═════ GIVEN INFORMATION

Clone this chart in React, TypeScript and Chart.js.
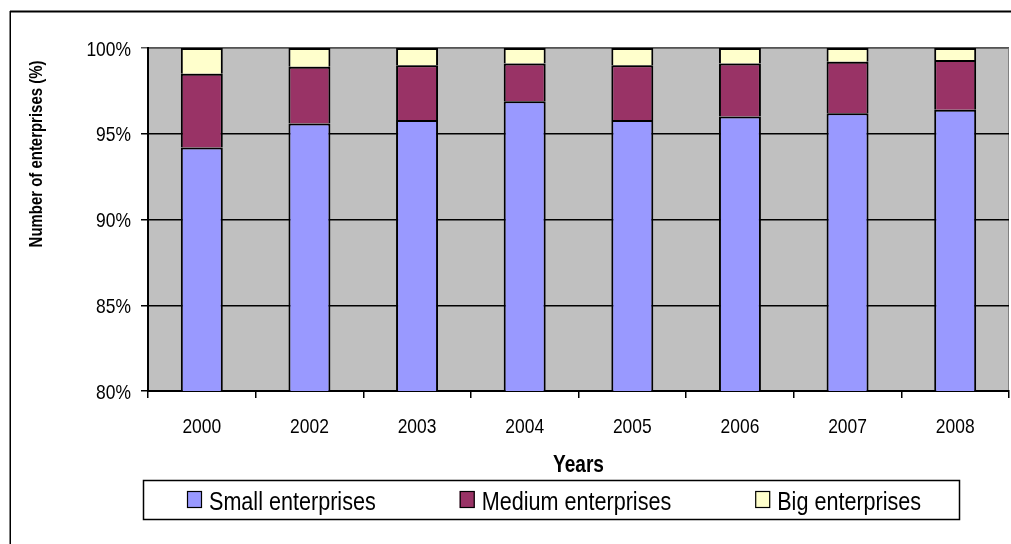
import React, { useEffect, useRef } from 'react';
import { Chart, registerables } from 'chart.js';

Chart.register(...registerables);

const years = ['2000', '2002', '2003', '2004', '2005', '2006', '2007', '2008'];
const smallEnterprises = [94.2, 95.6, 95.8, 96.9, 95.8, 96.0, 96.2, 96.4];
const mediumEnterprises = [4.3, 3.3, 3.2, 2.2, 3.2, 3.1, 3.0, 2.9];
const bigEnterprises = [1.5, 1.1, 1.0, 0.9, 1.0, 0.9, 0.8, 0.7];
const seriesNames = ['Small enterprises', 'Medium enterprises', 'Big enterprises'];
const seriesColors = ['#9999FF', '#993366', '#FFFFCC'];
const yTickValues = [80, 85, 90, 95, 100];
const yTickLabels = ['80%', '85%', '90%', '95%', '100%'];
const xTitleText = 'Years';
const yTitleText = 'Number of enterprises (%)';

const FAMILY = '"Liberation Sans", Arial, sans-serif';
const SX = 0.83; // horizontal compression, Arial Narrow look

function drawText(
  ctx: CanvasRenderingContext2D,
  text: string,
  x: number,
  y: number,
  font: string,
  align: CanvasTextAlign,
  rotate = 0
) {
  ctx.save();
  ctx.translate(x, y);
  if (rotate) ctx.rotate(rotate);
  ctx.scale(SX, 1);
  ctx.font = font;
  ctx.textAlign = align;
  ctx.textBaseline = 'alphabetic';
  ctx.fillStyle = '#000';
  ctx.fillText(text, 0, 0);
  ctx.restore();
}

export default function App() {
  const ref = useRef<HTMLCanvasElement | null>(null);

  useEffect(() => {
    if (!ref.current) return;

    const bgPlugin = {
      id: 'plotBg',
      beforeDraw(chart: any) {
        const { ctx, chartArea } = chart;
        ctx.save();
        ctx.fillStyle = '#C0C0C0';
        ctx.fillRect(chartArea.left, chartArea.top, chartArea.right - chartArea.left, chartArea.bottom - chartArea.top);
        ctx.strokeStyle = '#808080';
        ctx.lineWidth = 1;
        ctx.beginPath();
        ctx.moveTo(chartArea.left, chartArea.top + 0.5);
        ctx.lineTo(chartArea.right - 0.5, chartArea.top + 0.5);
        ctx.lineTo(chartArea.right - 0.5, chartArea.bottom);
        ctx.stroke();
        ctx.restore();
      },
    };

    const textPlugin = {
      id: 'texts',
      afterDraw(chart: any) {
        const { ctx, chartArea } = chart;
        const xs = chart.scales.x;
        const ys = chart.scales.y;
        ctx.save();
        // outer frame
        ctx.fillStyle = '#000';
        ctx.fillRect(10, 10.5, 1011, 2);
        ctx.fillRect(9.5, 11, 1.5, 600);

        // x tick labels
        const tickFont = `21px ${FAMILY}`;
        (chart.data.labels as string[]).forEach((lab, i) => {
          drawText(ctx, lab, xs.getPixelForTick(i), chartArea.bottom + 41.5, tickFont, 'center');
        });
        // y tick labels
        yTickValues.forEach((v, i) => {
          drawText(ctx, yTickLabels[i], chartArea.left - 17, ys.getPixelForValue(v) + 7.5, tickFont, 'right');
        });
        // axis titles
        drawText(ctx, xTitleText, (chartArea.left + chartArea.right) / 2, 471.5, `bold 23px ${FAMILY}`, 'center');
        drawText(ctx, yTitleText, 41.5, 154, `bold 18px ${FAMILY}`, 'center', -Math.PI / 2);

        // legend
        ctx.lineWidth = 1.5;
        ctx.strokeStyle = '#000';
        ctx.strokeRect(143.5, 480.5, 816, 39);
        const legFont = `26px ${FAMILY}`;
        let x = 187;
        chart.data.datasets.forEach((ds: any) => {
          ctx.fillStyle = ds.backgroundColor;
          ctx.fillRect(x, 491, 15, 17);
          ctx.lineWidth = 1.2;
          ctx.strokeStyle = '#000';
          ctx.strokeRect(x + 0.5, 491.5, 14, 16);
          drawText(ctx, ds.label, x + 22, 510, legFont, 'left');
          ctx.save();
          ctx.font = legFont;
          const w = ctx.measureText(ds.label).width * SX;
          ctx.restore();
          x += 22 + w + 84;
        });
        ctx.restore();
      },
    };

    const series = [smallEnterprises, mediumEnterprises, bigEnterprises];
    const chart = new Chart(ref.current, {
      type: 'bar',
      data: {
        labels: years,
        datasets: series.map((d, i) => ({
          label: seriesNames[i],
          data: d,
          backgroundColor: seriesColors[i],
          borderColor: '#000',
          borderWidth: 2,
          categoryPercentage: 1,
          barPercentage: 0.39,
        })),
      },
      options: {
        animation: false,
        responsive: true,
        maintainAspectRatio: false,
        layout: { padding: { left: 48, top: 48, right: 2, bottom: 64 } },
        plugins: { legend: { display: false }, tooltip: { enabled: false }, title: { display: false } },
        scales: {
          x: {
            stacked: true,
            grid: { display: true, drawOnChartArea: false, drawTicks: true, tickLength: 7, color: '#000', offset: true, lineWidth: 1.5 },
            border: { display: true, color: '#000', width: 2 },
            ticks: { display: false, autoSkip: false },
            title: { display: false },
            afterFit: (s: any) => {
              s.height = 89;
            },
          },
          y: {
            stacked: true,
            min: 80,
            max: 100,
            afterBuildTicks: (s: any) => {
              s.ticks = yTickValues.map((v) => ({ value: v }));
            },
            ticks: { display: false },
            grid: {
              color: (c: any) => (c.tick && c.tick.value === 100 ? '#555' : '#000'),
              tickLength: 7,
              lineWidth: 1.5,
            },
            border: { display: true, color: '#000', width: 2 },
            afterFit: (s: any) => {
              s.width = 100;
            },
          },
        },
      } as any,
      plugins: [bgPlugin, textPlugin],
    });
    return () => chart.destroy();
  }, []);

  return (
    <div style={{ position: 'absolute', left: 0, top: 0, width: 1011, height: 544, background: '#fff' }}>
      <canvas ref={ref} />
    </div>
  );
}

══════════

■ **PROBLEM TO WORK ON**
Repeat, with no pictures, each line from the beginning of the data through the line containing "Chart.register(...registerables);", inclusive.

■ **ANSWER IN FULL**
Clone this chart in React, TypeScript and Chart.js.
import React, { useEffect, useRef } from 'react';
import { Chart, registerables } from 'chart.js';

Chart.register(...registerables);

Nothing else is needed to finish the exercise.